A crise financeira da Portuguesa ganhou novos contornos nesta semana. Um relatório encaminhado à Justiça pelo administrador judicial responsável pela Recuperação Judicial do clube revelou preocupações graves sobre a veracidade dos dados contábeis apresentados pela Associação Portuguesa de Desportos. As informações lançam dúvidas sobre a viabilidade do plano de reestruturação da dívida, atualmente estimada em mais de R$ 600 milhões.

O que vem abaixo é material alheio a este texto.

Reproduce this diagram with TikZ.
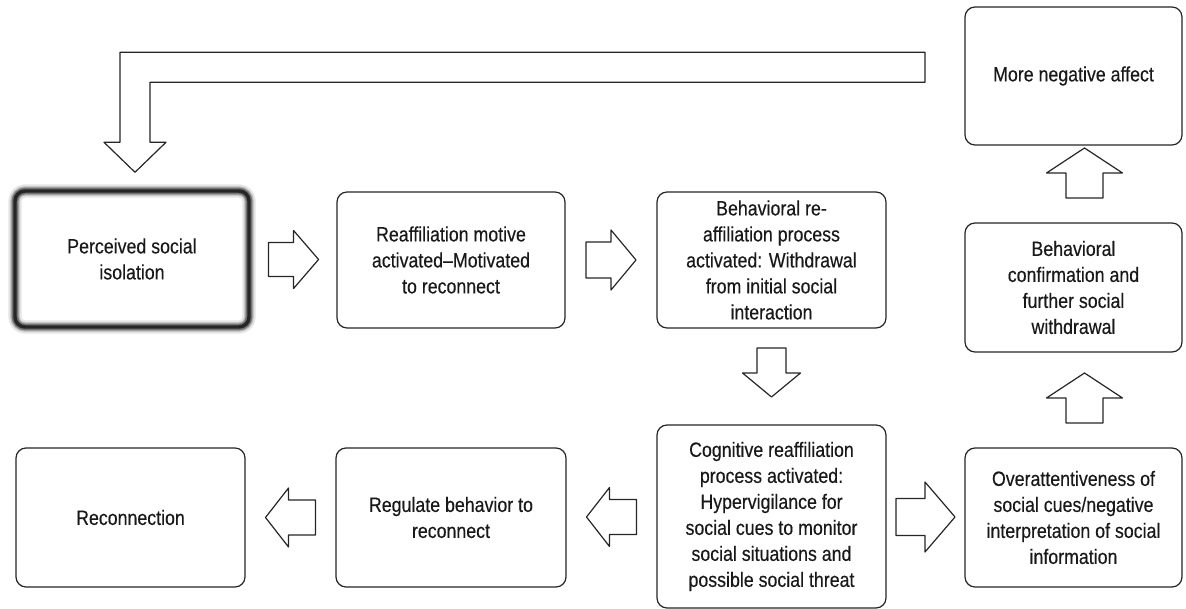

De acordo com o parecer, as demonstrações financeiras da Lusa “não refletem as melhores práticas de contabilidade”, além de apresentarem falhas severas nos controles internos e ausência de conciliações. O documento alerta que os saldos divulgados podem estar “significativamente incorretos”, colocando em xeque os índices derivados do balanço patrimonial e da demonstração de resultados.
Outro ponto crítico apontado no relatório é a falta de transparência nas operações relacionadas à Sociedade Anônima do Futebol (SAF). O investimento feito pela Portuguesa na SAF não foi reconhecido nos livros contábeis da associação, nem houve registro da equivalência patrimonial correspondente aos 20% de participação mantidos pela APD. A ausência de acesso a dados contábeis da nova estrutura societária impede uma avaliação precisa do valor desse ativo, que deveria ser central na recuperação judicial.
Disputa interna e contestação judicial
As dificuldades contábeis da Lusa ocorrem em paralelo a disputas internas no Conselho Deliberativo. O conselheiro Daniel Gil Gomes ingressou com uma ação na Justiça para anular a Assembleia Geral que aprovou a constituição da SAF, ocorrida em 18 de março deste ano. Segundo Gomes, o processo violou o Estatuto do clube e não respeitou as exigências da Assembleia anterior, de novembro de 2024, que previa o envio dos contratos aos membros do Conselho de Orientação e Fiscalização (COF) antes da aprovação.
Embora a liminar pedindo a suspensão imediata da Assembleia tenha sido negada, o processo segue em tramitação, e a Justiça aguarda a apresentação de defesa e a produção de provas antes de uma decisão final.
Dívida superior ao valor da recuperação
A diferença entre os números apresentados ao Judiciário e os valores registrados no balanço de 2023, por sua vez, também chama atenção. Enquanto a dívida real da Portuguesa ultrapassa os R$ 603 milhões, o pedido de Recuperação Judicial foi formalizado em R$ 550 milhões, limite que a SAF, controlada majoritariamente pela Tauá Partners (com 80% de participação), se compromete a pagar. Assim, todo valor excedente ficará sob responsabilidade da Associação Portuguesa de Desportos, que, após a transferência da gestão para a SAF, ficará, consequentemente, sem fontes diretas de receita.
Diante desse cenário, a situação preocupa o Conselho de Orientação e Fiscalização (COF), que considera impossível estimar a dívida com base em um balanço rejeitado pelo próprio administrador judicial. Além disso, como sócia minoritária da SAF, a Lusa ainda herdará, no mínimo, R$ 110 milhões em obrigações. Esse fator, portanto, pode comprometer não apenas a viabilidade do acordo judicial, mas também a própria sobrevivência institucional do clube.
Com a credibilidade dos dados financeiros em xeque, somada às disputas internas e a um processo de SAF envolto em questionamentos jurídicos, a recuperação da Portuguesa parece, cada vez mais, incerta. O clube, que tenta renascer das dificuldades e retornar aos principais palcos do futebol nacional, agora enfrenta, mais do que nunca, o desafio de reorganizar sua estrutura administrativa e contábil para evitar um colapso definitivo.